- [WHAT IS REQUIRED]
Copy the data that follows exactly. Include no pictures.

• • • • • • •

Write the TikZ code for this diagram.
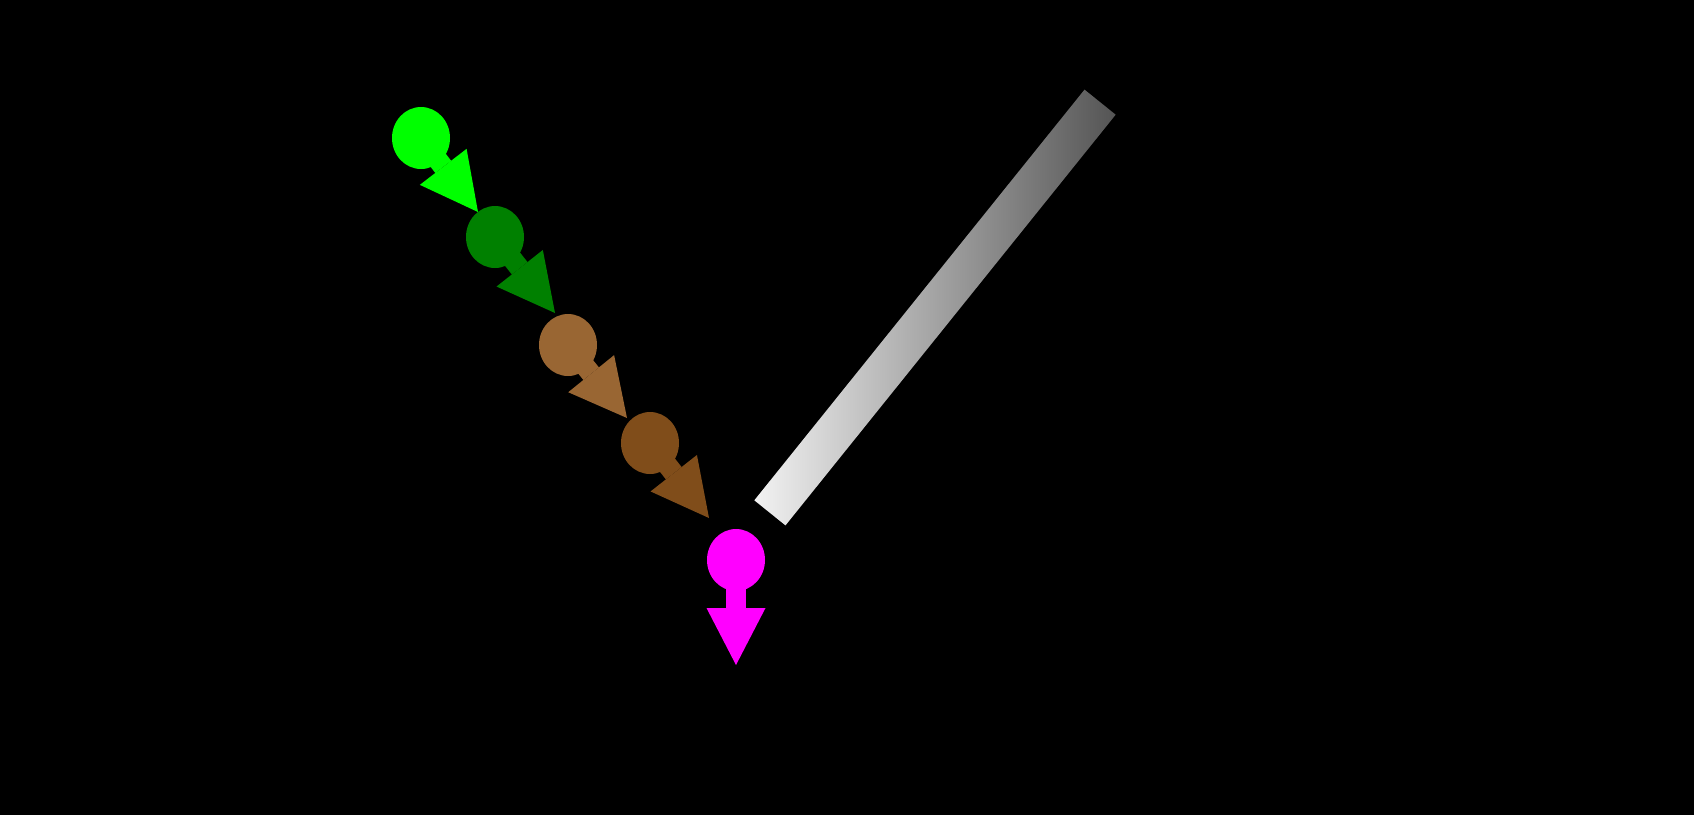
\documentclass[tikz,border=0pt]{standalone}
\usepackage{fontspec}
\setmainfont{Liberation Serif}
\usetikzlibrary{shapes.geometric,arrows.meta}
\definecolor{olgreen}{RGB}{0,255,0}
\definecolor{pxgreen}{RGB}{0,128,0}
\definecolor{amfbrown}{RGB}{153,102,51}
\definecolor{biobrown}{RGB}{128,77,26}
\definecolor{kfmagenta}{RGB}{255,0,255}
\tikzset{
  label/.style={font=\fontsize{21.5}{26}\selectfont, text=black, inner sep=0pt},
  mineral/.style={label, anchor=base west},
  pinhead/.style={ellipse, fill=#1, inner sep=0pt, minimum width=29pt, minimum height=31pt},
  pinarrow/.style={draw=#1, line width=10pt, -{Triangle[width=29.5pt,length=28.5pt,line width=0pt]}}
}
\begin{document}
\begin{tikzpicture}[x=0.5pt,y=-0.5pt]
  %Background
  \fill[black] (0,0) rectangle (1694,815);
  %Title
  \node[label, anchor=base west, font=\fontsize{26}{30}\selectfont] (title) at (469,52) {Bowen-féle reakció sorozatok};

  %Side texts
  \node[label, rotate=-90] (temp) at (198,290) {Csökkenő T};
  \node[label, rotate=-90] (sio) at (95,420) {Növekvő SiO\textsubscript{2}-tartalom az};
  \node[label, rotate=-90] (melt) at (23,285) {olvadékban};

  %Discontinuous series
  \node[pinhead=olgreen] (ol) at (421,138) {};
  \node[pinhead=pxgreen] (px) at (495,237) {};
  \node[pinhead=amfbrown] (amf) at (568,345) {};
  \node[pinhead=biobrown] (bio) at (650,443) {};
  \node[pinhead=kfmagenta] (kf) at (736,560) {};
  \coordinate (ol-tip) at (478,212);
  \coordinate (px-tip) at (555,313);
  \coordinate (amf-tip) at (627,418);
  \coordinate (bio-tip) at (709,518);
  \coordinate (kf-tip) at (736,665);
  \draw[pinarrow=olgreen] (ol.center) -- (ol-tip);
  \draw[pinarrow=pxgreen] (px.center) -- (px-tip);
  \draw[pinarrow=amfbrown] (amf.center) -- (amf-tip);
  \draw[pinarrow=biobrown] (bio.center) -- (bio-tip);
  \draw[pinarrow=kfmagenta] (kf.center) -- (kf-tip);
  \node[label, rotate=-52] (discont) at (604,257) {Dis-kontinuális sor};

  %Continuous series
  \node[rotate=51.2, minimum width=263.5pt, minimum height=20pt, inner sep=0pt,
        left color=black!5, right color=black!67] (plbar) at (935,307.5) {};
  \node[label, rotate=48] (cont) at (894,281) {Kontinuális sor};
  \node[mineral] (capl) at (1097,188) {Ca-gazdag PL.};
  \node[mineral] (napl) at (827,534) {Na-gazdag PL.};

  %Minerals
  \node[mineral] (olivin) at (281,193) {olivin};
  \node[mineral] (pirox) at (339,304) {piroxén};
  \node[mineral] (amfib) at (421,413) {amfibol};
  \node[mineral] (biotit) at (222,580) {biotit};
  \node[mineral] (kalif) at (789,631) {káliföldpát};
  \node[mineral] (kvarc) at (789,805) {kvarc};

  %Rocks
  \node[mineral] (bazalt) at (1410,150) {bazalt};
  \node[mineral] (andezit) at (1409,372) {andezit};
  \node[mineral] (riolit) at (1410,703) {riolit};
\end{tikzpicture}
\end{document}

• • • • • • •

- [THE RESPONSE]
Write the TikZ code for this diagram.
\documentclass[tikz,border=0pt]{standalone}
\usepackage{fontspec}
\setmainfont{Liberation Serif}
\usetikzlibrary{shapes.geometric,arrows.meta}
\definecolor{olgreen}{RGB}{0,255,0}
\definecolor{pxgreen}{RGB}{0,128,0}
\definecolor{amfbrown}{RGB}{153,102,51}
\definecolor{biobrown}{RGB}{128,77,26}
\definecolor{kfmagenta}{RGB}{255,0,255}
\tikzset{
  label/.style={font=\fontsize{21.5}{26}\selectfont, text=black, inner sep=0pt},
  mineral/.style={label, anchor=base west},
  pinhead/.style={ellipse, fill=#1, inner sep=0pt, minimum width=29pt, minimum height=31pt},
  pinarrow/.style={draw=#1, line width=10pt, -{Triangle[width=29.5pt,length=28.5pt,line width=0pt]}}
}
\begin{document}
\begin{tikzpicture}[x=0.5pt,y=-0.5pt]
  %Background
  \fill[black] (0,0) rectangle (1694,815);
  %Title
  \node[label, anchor=base west, font=\fontsize{26}{30}\selectfont] (title) at (469,52) {Bowen-féle reakció sorozatok};

  %Side texts
  \node[label, rotate=-90] (temp) at (198,290) {Csökkenő T};
  \node[label, rotate=-90] (sio) at (95,420) {Növekvő SiO\textsubscript{2}-tartalom az};
  \node[label, rotate=-90] (melt) at (23,285) {olvadékban};

  %Discontinuous series
  \node[pinhead=olgreen] (ol) at (421,138) {};
  \node[pinhead=pxgreen] (px) at (495,237) {};
  \node[pinhead=amfbrown] (amf) at (568,345) {};
  \node[pinhead=biobrown] (bio) at (650,443) {};
  \node[pinhead=kfmagenta] (kf) at (736,560) {};
  \coordinate (ol-tip) at (478,212);
  \coordinate (px-tip) at (555,313);
  \coordinate (amf-tip) at (627,418);
  \coordinate (bio-tip) at (709,518);
  \coordinate (kf-tip) at (736,665);
  \draw[pinarrow=olgreen] (ol.center) -- (ol-tip);
  \draw[pinarrow=pxgreen] (px.center) -- (px-tip);
  \draw[pinarrow=amfbrown] (amf.center) -- (amf-tip);
  \draw[pinarrow=biobrown] (bio.center) -- (bio-tip);
  \draw[pinarrow=kfmagenta] (kf.center) -- (kf-tip);
  \node[label, rotate=-52] (discont) at (604,257) {Dis-kontinuális sor};

  %Continuous series
  \node[rotate=51.2, minimum width=263.5pt, minimum height=20pt, inner sep=0pt,
        left color=black!5, right color=black!67] (plbar) at (935,307.5) {};
  \node[label, rotate=48] (cont) at (894,281) {Kontinuális sor};
  \node[mineral] (capl) at (1097,188) {Ca-gazdag PL.};
  \node[mineral] (napl) at (827,534) {Na-gazdag PL.};

  %Minerals
  \node[mineral] (olivin) at (281,193) {olivin};
  \node[mineral] (pirox) at (339,304) {piroxén};
  \node[mineral] (amfib) at (421,413) {amfibol};
  \node[mineral] (biotit) at (222,580) {biotit};
  \node[mineral] (kalif) at (789,631) {káliföldpát};
  \node[mineral] (kvarc) at (789,805) {kvarc};

  %Rocks
  \node[mineral] (bazalt) at (1410,150) {bazalt};
  \node[mineral] (andezit) at (1409,372) {andezit};
  \node[mineral] (riolit) at (1410,703) {riolit};
\end{tikzpicture}
\end{document}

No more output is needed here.